Lights and drop-backs is often to heavy to bring on a plane, so we normally rely on the natural light (i always bring two small Manfrotto Muse video lights in case of emergency). Outdoor often give the best pictures, but indoor give the most predictable recording conditions. Any way you always have to expect adjustments to you planned set. It’s a part of the job.
A checked in baggage on 20 KG and a hand luggage of 10 KG (always put your most expensive cameras and lithium spare batteries in the hand luggage) will work if you pack it together correctly. The main equipment for this trips was:
- Sony NX-80 camcorder
- Sony A7R IV with 100-400GM / 28-75 for stills and secondary camcorder
- Sony NX-70 as a backup camera with backup battery for primary camera.
- GoPro Hero 7 with mini tripod and head strap. Sony RX100.
- Wireless lapel microphone systems from Sennheiser and Røde.
- 2 x tripods
Day 1 – on bike
The first day was all about creating content with the team riding the bikes in full outfit. It started by taking photos and video footage while the riders was preparing outside the hotel for the training session. Then the cyclists was divided into groups and Team Jumbo-Visma filled up 2-3 vans for photos and video footages.

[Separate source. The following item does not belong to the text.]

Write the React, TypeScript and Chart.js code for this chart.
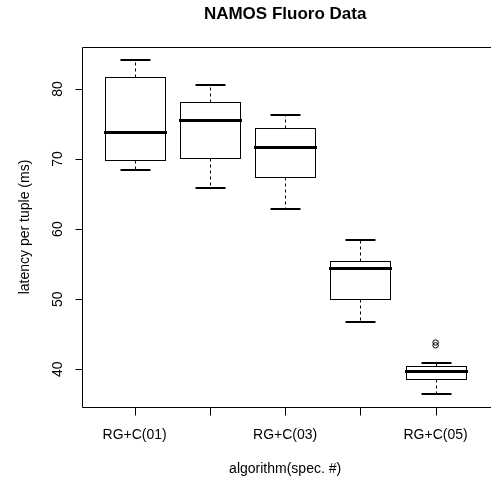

The most difficult choices you have to take as a camera man is “should this be a video in high quality (4K) OR should this be a video with slo-mo capabilities OR should this be a photo”. Life is hard…
Sometimes it is possible to record from the side of the car, sometimes from the trunk of the car and sometimes from the roadside.
During the on bike session you don’t have any opportunities to direct the riders. So you have to do the best you can with what is served.
Day 2 – off bike
This was the day for all the planned video interviews and photo shoots with the athletes. We started the day doing research to find a suitable location for a base. The (sun)light and the background possibilities are always the most important parameters to consider. A lot of testing with ‘real faces’ was accomplished before the interview sessions began.
All the riders was escorted around by staff from Team Jumbo-Visma. This made it easier for both the riders to move quickly around on the premises, and for the riders and the media team to keep track of the time we had with the different athlete(s). We often have to switch without delay between the different interview, and the well planned individual interviews come in very handy.
Before we take a well-deserved beer, let’s sum up…
The most important thing to remember when going on a photo/video trip is:
- Find the number: How many people will you need to record simultaneously?
- Take your cameras and your spare batteries in the hand luggage
- Technology can fail. Always bring backup devices
- Use time to consider the best location. Consider light and backgrounds
- Make the riders feel relaxed when shooting
- Make backup of everything you record once the session is over. Take one more backup and keep it separated from the main storage.